WHAT TO PRODUCE:
In the records below, find the line containing "Recreate this image" and the line containing "left=fairly, height=bh, color=colors[3])". Give again exactly those lines and every line between them, omitting the pictures.

────

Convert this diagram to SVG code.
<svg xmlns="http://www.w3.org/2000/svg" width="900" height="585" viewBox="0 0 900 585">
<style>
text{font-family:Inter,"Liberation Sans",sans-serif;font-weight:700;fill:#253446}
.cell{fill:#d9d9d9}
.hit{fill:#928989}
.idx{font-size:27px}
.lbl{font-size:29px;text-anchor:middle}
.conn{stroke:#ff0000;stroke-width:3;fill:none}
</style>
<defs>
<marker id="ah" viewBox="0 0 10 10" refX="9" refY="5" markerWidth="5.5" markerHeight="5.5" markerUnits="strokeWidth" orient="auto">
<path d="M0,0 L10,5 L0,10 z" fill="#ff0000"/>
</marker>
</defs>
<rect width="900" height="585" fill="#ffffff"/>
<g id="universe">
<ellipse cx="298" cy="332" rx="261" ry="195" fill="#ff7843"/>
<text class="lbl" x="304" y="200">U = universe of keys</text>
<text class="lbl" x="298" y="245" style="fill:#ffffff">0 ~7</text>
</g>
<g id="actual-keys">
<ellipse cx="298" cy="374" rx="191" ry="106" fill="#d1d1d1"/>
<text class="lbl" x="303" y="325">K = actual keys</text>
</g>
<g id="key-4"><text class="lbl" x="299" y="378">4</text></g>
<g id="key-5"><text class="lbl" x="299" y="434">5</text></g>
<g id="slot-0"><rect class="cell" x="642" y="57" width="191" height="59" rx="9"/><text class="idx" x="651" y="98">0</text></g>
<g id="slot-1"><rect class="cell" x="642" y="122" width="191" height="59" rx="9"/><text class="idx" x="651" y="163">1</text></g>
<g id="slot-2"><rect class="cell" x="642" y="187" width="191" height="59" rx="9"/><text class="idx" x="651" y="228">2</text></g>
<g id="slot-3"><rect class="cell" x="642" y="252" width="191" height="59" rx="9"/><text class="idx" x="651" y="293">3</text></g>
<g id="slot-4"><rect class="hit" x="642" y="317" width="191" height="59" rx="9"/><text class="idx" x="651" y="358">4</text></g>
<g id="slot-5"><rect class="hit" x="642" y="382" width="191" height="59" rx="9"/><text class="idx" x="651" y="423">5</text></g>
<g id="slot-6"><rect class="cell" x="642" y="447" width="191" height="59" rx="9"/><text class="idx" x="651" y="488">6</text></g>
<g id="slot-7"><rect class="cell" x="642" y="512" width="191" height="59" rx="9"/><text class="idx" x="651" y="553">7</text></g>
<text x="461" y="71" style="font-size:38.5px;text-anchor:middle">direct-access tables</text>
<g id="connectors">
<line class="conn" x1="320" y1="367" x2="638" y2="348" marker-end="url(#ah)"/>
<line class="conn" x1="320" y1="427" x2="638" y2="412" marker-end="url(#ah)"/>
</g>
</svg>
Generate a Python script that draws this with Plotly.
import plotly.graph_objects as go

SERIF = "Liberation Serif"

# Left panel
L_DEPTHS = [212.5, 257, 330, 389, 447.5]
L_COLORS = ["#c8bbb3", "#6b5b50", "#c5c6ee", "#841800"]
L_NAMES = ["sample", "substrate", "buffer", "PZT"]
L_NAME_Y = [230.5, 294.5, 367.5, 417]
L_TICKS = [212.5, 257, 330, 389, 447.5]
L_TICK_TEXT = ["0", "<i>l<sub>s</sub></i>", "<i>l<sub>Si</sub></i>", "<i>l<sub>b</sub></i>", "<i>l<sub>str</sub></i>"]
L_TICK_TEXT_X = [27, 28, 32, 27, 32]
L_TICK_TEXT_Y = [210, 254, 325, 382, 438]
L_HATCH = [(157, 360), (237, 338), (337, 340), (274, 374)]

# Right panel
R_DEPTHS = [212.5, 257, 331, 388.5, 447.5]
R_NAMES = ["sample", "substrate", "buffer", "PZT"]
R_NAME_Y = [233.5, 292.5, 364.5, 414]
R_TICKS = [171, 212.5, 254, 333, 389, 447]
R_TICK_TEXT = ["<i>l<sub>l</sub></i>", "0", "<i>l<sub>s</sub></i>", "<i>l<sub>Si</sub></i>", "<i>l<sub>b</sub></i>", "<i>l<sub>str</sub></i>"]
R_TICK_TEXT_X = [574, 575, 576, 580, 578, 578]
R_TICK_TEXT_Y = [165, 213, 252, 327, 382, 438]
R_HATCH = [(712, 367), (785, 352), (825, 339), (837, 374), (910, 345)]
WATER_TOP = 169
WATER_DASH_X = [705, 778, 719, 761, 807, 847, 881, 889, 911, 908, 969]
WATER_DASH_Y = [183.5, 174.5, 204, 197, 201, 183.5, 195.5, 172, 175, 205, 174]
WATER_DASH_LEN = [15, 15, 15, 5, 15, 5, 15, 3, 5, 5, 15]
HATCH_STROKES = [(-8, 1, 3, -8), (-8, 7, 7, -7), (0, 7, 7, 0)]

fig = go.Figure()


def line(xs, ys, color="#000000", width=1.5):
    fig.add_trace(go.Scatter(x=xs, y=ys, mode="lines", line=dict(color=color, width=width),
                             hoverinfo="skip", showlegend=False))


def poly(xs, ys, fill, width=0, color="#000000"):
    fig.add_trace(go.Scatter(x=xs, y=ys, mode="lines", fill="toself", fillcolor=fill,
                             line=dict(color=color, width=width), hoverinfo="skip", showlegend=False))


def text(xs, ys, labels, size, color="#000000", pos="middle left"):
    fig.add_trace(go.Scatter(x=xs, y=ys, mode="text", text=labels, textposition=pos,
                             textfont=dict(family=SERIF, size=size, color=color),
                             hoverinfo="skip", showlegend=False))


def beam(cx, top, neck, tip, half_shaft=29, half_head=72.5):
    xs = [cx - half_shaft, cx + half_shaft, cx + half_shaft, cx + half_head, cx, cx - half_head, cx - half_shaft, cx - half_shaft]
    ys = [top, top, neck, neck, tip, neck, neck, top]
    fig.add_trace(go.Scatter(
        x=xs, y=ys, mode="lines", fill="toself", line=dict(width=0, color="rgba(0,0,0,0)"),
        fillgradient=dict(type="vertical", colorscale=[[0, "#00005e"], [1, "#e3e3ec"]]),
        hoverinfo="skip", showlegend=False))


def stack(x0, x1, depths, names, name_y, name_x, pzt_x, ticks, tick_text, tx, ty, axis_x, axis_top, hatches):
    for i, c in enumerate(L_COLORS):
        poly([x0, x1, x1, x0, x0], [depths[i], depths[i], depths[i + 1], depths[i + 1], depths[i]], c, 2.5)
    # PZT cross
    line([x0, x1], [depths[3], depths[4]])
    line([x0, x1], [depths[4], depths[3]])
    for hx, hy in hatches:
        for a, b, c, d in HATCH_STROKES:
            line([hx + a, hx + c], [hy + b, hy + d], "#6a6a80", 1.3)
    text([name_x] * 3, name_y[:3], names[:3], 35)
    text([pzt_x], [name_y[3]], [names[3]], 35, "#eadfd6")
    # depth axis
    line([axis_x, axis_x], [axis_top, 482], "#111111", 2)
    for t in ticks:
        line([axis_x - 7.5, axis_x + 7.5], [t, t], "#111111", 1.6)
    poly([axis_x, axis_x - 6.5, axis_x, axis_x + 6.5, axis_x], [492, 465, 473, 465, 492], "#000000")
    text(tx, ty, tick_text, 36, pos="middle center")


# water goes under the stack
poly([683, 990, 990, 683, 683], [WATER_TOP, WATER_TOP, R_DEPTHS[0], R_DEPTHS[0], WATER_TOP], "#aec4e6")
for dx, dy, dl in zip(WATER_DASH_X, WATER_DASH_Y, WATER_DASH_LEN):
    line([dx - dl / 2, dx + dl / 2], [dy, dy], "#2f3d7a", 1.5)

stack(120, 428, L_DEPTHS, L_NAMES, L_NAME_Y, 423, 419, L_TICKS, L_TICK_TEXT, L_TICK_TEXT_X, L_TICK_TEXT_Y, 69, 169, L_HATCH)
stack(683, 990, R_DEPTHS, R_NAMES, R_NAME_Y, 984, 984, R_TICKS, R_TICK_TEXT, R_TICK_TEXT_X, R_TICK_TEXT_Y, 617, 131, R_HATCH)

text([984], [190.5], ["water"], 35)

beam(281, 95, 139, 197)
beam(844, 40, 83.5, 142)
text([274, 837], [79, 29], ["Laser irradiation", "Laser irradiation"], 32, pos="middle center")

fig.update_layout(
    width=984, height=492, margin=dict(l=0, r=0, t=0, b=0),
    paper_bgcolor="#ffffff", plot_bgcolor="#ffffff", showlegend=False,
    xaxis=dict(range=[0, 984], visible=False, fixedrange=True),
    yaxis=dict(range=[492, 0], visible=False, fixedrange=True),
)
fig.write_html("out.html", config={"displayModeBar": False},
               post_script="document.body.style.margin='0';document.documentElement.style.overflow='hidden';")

────

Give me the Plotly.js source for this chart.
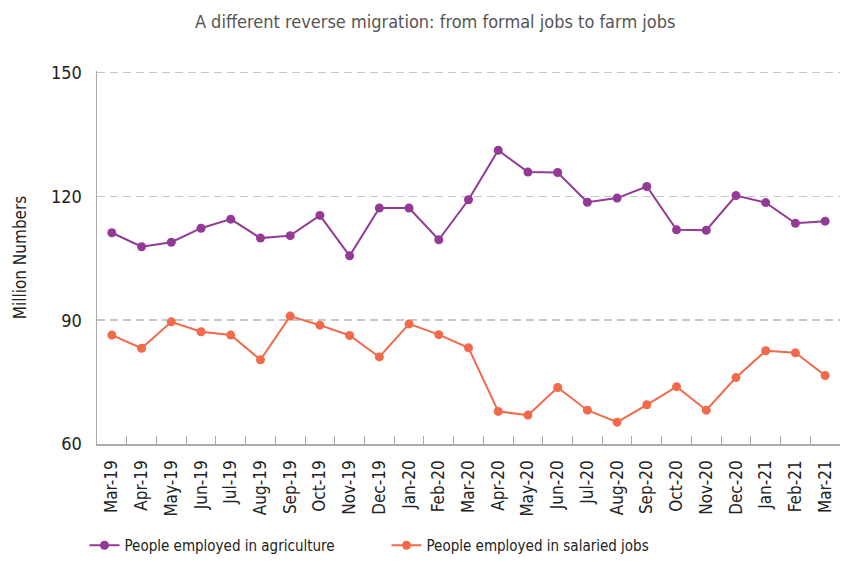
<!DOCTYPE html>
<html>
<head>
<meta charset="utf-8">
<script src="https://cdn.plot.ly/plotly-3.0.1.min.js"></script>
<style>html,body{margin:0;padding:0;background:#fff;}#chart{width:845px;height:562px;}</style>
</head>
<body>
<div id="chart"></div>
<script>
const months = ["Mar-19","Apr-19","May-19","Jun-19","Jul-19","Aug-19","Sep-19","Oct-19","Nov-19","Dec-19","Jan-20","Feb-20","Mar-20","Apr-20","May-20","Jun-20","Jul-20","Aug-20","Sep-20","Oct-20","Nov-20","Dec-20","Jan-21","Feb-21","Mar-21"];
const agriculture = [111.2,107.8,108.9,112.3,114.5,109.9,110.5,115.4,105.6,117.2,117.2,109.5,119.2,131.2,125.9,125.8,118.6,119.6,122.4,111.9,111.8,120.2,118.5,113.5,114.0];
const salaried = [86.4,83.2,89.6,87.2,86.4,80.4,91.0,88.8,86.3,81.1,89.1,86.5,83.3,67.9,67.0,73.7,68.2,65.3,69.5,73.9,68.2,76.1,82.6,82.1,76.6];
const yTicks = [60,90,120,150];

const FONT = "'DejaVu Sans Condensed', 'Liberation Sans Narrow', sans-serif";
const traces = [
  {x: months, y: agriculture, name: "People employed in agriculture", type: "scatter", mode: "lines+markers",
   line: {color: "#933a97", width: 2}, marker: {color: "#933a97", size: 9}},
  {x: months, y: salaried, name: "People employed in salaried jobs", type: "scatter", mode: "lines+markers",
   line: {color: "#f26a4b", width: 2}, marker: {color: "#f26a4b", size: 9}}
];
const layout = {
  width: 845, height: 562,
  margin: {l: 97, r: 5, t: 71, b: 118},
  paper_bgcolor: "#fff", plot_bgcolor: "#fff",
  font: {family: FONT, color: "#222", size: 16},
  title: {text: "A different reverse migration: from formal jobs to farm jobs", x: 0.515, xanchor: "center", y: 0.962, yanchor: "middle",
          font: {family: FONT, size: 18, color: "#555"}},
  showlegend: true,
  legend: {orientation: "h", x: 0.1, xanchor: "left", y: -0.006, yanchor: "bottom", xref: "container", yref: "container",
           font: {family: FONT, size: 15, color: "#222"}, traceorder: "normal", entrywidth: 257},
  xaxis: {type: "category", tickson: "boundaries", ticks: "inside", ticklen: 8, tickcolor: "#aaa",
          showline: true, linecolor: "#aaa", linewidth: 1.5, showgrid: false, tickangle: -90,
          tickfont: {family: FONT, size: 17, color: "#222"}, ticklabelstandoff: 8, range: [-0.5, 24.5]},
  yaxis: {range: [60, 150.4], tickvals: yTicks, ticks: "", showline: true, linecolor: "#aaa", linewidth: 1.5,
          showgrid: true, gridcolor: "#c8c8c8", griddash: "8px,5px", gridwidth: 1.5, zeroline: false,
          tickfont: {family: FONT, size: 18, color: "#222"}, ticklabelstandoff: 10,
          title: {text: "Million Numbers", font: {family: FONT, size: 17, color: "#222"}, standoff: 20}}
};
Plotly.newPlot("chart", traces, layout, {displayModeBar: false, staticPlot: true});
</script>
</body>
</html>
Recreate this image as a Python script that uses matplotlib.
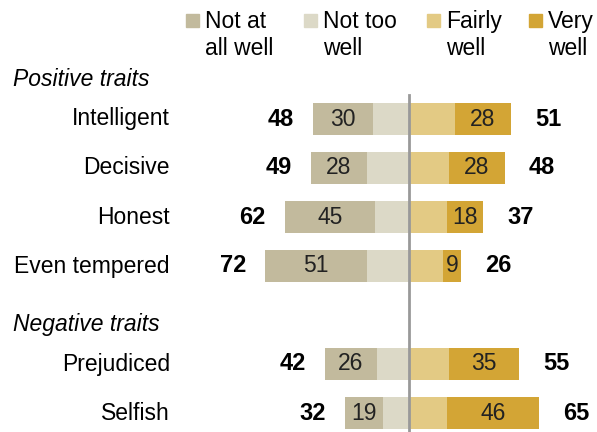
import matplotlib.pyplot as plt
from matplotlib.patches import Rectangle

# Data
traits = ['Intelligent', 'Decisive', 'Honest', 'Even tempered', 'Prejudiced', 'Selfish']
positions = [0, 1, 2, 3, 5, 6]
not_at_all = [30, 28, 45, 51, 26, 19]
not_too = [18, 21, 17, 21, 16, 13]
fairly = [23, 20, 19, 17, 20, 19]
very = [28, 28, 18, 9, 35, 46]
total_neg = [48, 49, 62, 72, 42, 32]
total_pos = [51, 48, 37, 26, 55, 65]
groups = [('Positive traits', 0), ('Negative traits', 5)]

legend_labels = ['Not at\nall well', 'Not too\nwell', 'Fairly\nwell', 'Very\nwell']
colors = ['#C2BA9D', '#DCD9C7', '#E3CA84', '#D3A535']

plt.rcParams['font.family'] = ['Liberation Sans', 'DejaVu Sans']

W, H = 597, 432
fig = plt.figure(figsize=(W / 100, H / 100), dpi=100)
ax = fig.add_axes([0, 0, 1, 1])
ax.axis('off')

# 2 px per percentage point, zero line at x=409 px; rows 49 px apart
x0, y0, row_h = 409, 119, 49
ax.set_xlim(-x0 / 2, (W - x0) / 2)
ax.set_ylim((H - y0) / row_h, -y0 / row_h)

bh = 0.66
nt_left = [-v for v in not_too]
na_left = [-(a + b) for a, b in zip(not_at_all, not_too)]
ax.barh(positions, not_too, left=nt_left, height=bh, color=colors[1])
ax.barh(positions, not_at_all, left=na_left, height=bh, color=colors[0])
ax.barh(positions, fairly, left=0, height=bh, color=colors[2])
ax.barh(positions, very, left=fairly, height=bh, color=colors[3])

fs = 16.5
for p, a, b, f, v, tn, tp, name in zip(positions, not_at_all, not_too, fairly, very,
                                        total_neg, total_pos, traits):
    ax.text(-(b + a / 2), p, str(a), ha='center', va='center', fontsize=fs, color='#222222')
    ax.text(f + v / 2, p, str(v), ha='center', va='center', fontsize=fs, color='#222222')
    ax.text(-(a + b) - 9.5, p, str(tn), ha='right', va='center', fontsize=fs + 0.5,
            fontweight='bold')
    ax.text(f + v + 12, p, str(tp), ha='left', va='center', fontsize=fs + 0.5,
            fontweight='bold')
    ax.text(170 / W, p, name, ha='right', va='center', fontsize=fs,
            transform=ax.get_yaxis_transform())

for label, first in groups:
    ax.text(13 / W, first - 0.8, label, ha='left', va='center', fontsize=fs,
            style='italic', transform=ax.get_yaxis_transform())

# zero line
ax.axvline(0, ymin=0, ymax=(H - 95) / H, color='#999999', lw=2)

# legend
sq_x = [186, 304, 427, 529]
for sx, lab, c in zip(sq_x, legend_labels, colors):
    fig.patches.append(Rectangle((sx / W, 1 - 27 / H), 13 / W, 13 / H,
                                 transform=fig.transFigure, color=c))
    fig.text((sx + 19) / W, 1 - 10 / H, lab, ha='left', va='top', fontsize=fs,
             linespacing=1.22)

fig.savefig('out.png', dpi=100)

────

REPLY:
Recreate this image as a Python script that uses matplotlib.
import matplotlib.pyplot as plt
from matplotlib.patches import Rectangle

# Data
traits = ['Intelligent', 'Decisive', 'Honest', 'Even tempered', 'Prejudiced', 'Selfish']
positions = [0, 1, 2, 3, 5, 6]
not_at_all = [30, 28, 45, 51, 26, 19]
not_too = [18, 21, 17, 21, 16, 13]
fairly = [23, 20, 19, 17, 20, 19]
very = [28, 28, 18, 9, 35, 46]
total_neg = [48, 49, 62, 72, 42, 32]
total_pos = [51, 48, 37, 26, 55, 65]
groups = [('Positive traits', 0), ('Negative traits', 5)]

legend_labels = ['Not at\nall well', 'Not too\nwell', 'Fairly\nwell', 'Very\nwell']
colors = ['#C2BA9D', '#DCD9C7', '#E3CA84', '#D3A535']

plt.rcParams['font.family'] = ['Liberation Sans', 'DejaVu Sans']

W, H = 597, 432
fig = plt.figure(figsize=(W / 100, H / 100), dpi=100)
ax = fig.add_axes([0, 0, 1, 1])
ax.axis('off')

# 2 px per percentage point, zero line at x=409 px; rows 49 px apart
x0, y0, row_h = 409, 119, 49
ax.set_xlim(-x0 / 2, (W - x0) / 2)
ax.set_ylim((H - y0) / row_h, -y0 / row_h)

bh = 0.66
nt_left = [-v for v in not_too]
na_left = [-(a + b) for a, b in zip(not_at_all, not_too)]
ax.barh(positions, not_too, left=nt_left, height=bh, color=colors[1])
ax.barh(positions, not_at_all, left=na_left, height=bh, color=colors[0])
ax.barh(positions, fairly, left=0, height=bh, color=colors[2])
ax.barh(positions, very, left=fairly, height=bh, color=colors[3])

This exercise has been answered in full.